Ryanair has gone to the European Court of Justice in Strasbourg to challenge a ruling which states airlines should compensate passengers for ‘Acts of God’ which result in cancellations.
The Irish low-cost carrier believes the current EU 261 regulations are discriminating and unfit for purpose as they places an unlimited right to care on airlines.
Ryanair is launches the case after the Icelandic volcanic airspace closers of 2010.
The incident led to 17 days of flight cancellations across Europe in Apr/May that year and were “totally beyond the control of European Union airlines”, argues Ryanair.
In defending this test case, taken by a passenger who had travelled with Ryanair to Faro and became stranded for nine days as a result of the unnecessary volcanic ash airspace closures, Ryanair is requesting the EU Court of Justice to decide:
If the volcanic ash airspace closures were ‘extraordinary circumstances’.

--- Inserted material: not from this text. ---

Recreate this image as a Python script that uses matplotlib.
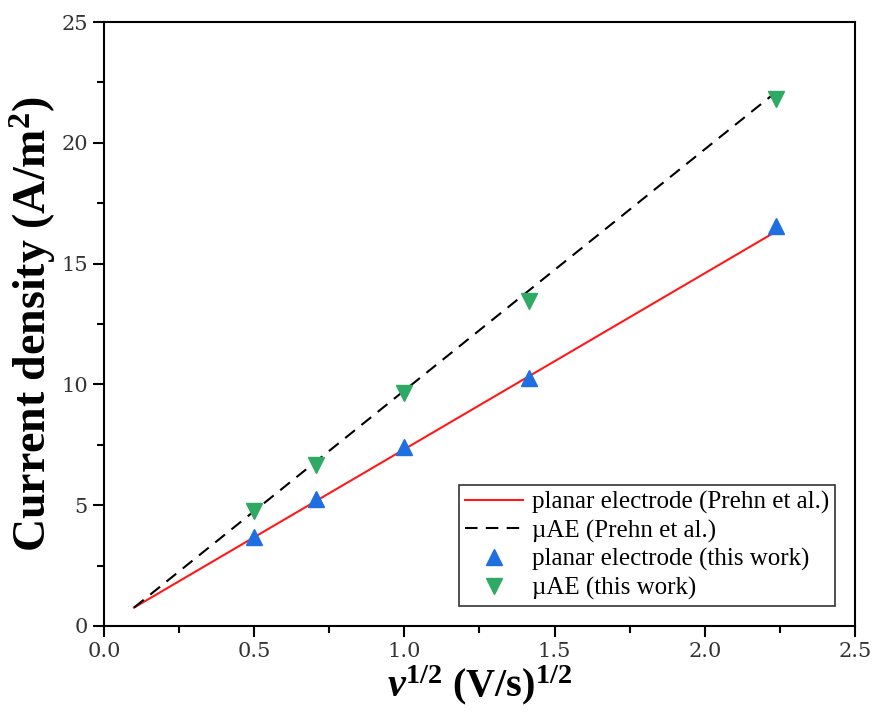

If airlines should have to compensate passengers for these “Act of God” cancellations when travel insurance companies bear no liability.
If the duty of care to airline passengers under EU261 should be capped in line with other forms of transport (road, rail and sea) to a monetary value and/or time duration.
Ryanair’s Stephen McNamara said: “Ryanair believes that the current EU passenger rights legislation is both discriminatory and unfit for purpose as it does not place airlines on an equal footing with competing road, rail and sea transport providers.
“EU261 places an unlimited right to care and compensation liability on airlines, who have been made the insurer of last resort as insurance companies and governments evade any responsibility for these unforseen extraordinary Act of God events.
“Ryanair believes that the right to care and compensation obligations of airlines should be brought into line with those of competing coach, rail and ferry providers who have monetary and time limits placed in their EU261 liability.
“Airlines should not have to shoulder unlimited liability for passenger costs for Act of God events which are entirely beyond their control when competing rail, coach and ferry operations enjoy limits on their obligations.”